▶ [Material]
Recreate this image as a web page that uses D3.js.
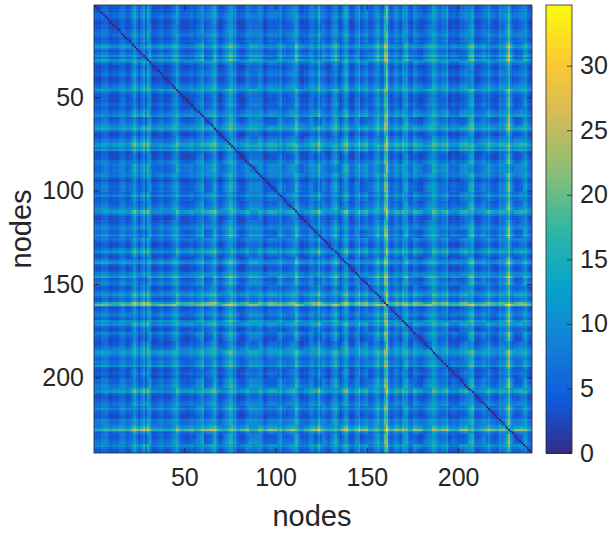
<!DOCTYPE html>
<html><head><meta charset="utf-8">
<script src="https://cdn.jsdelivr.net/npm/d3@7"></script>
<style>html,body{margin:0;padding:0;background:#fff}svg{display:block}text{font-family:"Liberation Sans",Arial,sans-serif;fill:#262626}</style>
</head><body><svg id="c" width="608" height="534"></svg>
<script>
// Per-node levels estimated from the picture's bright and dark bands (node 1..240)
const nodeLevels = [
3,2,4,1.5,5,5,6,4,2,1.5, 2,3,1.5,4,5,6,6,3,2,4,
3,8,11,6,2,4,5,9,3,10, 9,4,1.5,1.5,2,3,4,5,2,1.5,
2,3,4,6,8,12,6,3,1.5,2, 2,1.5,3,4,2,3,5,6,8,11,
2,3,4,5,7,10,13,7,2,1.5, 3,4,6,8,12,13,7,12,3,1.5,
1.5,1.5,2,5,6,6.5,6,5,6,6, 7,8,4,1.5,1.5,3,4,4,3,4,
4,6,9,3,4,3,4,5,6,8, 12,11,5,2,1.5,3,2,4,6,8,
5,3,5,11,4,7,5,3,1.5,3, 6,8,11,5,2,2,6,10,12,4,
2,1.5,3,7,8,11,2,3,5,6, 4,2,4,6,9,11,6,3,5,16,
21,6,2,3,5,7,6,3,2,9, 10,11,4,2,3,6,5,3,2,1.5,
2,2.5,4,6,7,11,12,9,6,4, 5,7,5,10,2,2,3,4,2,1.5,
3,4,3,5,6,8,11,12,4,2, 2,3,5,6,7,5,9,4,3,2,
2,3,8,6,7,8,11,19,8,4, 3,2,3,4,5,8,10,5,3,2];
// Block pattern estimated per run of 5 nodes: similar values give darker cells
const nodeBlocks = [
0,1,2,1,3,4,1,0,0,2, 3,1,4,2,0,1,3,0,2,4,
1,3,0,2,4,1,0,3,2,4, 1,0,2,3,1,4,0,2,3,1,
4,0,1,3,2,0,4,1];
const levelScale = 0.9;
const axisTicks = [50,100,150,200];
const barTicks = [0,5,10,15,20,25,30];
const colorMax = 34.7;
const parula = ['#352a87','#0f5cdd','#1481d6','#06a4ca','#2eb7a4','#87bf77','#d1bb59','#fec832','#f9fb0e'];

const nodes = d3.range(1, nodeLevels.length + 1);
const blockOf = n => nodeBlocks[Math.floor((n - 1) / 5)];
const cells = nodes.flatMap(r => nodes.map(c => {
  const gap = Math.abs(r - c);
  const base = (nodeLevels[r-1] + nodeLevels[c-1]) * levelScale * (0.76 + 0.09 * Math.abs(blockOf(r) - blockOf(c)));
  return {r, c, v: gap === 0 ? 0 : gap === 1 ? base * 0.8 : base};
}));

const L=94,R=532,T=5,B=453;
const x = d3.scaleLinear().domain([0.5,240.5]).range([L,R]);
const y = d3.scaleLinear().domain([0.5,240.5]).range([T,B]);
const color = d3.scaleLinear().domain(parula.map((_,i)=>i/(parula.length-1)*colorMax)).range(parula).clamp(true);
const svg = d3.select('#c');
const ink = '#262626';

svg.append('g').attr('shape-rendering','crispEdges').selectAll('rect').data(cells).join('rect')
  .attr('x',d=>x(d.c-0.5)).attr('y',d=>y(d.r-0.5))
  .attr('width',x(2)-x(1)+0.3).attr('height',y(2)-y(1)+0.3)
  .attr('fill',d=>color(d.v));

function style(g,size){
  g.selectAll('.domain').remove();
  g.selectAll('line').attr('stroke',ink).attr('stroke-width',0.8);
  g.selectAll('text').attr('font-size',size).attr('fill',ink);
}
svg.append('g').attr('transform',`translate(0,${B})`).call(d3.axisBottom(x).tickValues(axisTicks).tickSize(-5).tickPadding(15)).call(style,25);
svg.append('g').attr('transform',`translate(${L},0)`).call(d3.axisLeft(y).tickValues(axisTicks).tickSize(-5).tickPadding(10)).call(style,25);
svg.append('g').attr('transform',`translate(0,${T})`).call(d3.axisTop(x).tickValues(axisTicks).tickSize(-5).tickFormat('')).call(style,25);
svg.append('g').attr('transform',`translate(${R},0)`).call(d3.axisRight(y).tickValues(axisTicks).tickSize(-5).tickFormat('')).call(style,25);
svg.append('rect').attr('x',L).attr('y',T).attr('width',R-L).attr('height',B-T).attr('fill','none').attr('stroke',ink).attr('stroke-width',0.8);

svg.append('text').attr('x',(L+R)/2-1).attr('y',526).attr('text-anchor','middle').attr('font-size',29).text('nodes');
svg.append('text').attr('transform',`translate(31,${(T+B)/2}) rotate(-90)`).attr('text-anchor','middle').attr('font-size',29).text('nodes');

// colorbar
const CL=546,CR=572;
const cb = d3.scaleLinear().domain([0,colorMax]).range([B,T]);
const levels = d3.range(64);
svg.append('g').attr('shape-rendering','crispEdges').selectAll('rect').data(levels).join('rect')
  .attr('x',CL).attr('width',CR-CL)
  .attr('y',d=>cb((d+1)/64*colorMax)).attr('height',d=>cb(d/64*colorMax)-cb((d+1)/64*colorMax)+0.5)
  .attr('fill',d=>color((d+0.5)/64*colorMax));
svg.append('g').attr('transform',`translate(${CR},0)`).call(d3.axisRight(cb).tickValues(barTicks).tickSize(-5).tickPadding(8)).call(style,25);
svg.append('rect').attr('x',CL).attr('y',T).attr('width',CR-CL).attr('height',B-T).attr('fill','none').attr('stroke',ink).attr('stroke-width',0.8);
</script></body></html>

▶ [What the task asks] Copy the listing in full and without alteration, omitting every picture.

▶ [Exercise answer]
Recreate this image as a web page that uses D3.js.
<!DOCTYPE html>
<html><head><meta charset="utf-8">
<script src="https://cdn.jsdelivr.net/npm/d3@7"></script>
<style>html,body{margin:0;padding:0;background:#fff}svg{display:block}text{font-family:"Liberation Sans",Arial,sans-serif;fill:#262626}</style>
</head><body><svg id="c" width="608" height="534"></svg>
<script>
// Per-node levels estimated from the picture's bright and dark bands (node 1..240)
const nodeLevels = [
3,2,4,1.5,5,5,6,4,2,1.5, 2,3,1.5,4,5,6,6,3,2,4,
3,8,11,6,2,4,5,9,3,10, 9,4,1.5,1.5,2,3,4,5,2,1.5,
2,3,4,6,8,12,6,3,1.5,2, 2,1.5,3,4,2,3,5,6,8,11,
2,3,4,5,7,10,13,7,2,1.5, 3,4,6,8,12,13,7,12,3,1.5,
1.5,1.5,2,5,6,6.5,6,5,6,6, 7,8,4,1.5,1.5,3,4,4,3,4,
4,6,9,3,4,3,4,5,6,8, 12,11,5,2,1.5,3,2,4,6,8,
5,3,5,11,4,7,5,3,1.5,3, 6,8,11,5,2,2,6,10,12,4,
2,1.5,3,7,8,11,2,3,5,6, 4,2,4,6,9,11,6,3,5,16,
21,6,2,3,5,7,6,3,2,9, 10,11,4,2,3,6,5,3,2,1.5,
2,2.5,4,6,7,11,12,9,6,4, 5,7,5,10,2,2,3,4,2,1.5,
3,4,3,5,6,8,11,12,4,2, 2,3,5,6,7,5,9,4,3,2,
2,3,8,6,7,8,11,19,8,4, 3,2,3,4,5,8,10,5,3,2];
// Block pattern estimated per run of 5 nodes: similar values give darker cells
const nodeBlocks = [
0,1,2,1,3,4,1,0,0,2, 3,1,4,2,0,1,3,0,2,4,
1,3,0,2,4,1,0,3,2,4, 1,0,2,3,1,4,0,2,3,1,
4,0,1,3,2,0,4,1];
const levelScale = 0.9;
const axisTicks = [50,100,150,200];
const barTicks = [0,5,10,15,20,25,30];
const colorMax = 34.7;
const parula = ['#352a87','#0f5cdd','#1481d6','#06a4ca','#2eb7a4','#87bf77','#d1bb59','#fec832','#f9fb0e'];

const nodes = d3.range(1, nodeLevels.length + 1);
const blockOf = n => nodeBlocks[Math.floor((n - 1) / 5)];
const cells = nodes.flatMap(r => nodes.map(c => {
  const gap = Math.abs(r - c);
  const base = (nodeLevels[r-1] + nodeLevels[c-1]) * levelScale * (0.76 + 0.09 * Math.abs(blockOf(r) - blockOf(c)));
  return {r, c, v: gap === 0 ? 0 : gap === 1 ? base * 0.8 : base};
}));

const L=94,R=532,T=5,B=453;
const x = d3.scaleLinear().domain([0.5,240.5]).range([L,R]);
const y = d3.scaleLinear().domain([0.5,240.5]).range([T,B]);
const color = d3.scaleLinear().domain(parula.map((_,i)=>i/(parula.length-1)*colorMax)).range(parula).clamp(true);
const svg = d3.select('#c');
const ink = '#262626';

svg.append('g').attr('shape-rendering','crispEdges').selectAll('rect').data(cells).join('rect')
  .attr('x',d=>x(d.c-0.5)).attr('y',d=>y(d.r-0.5))
  .attr('width',x(2)-x(1)+0.3).attr('height',y(2)-y(1)+0.3)
  .attr('fill',d=>color(d.v));

function style(g,size){
  g.selectAll('.domain').remove();
  g.selectAll('line').attr('stroke',ink).attr('stroke-width',0.8);
  g.selectAll('text').attr('font-size',size).attr('fill',ink);
}
svg.append('g').attr('transform',`translate(0,${B})`).call(d3.axisBottom(x).tickValues(axisTicks).tickSize(-5).tickPadding(15)).call(style,25);
svg.append('g').attr('transform',`translate(${L},0)`).call(d3.axisLeft(y).tickValues(axisTicks).tickSize(-5).tickPadding(10)).call(style,25);
svg.append('g').attr('transform',`translate(0,${T})`).call(d3.axisTop(x).tickValues(axisTicks).tickSize(-5).tickFormat('')).call(style,25);
svg.append('g').attr('transform',`translate(${R},0)`).call(d3.axisRight(y).tickValues(axisTicks).tickSize(-5).tickFormat('')).call(style,25);
svg.append('rect').attr('x',L).attr('y',T).attr('width',R-L).attr('height',B-T).attr('fill','none').attr('stroke',ink).attr('stroke-width',0.8);

svg.append('text').attr('x',(L+R)/2-1).attr('y',526).attr('text-anchor','middle').attr('font-size',29).text('nodes');
svg.append('text').attr('transform',`translate(31,${(T+B)/2}) rotate(-90)`).attr('text-anchor','middle').attr('font-size',29).text('nodes');

// colorbar
const CL=546,CR=572;
const cb = d3.scaleLinear().domain([0,colorMax]).range([B,T]);
const levels = d3.range(64);
svg.append('g').attr('shape-rendering','crispEdges').selectAll('rect').data(levels).join('rect')
  .attr('x',CL).attr('width',CR-CL)
  .attr('y',d=>cb((d+1)/64*colorMax)).attr('height',d=>cb(d/64*colorMax)-cb((d+1)/64*colorMax)+0.5)
  .attr('fill',d=>color((d+0.5)/64*colorMax));
svg.append('g').attr('transform',`translate(${CR},0)`).call(d3.axisRight(cb).tickValues(barTicks).tickSize(-5).tickPadding(8)).call(style,25);
svg.append('rect').attr('x',CL).attr('y',T).attr('width',CR-CL).attr('height',B-T).attr('fill','none').attr('stroke',ink).attr('stroke-width',0.8);
</script></body></html>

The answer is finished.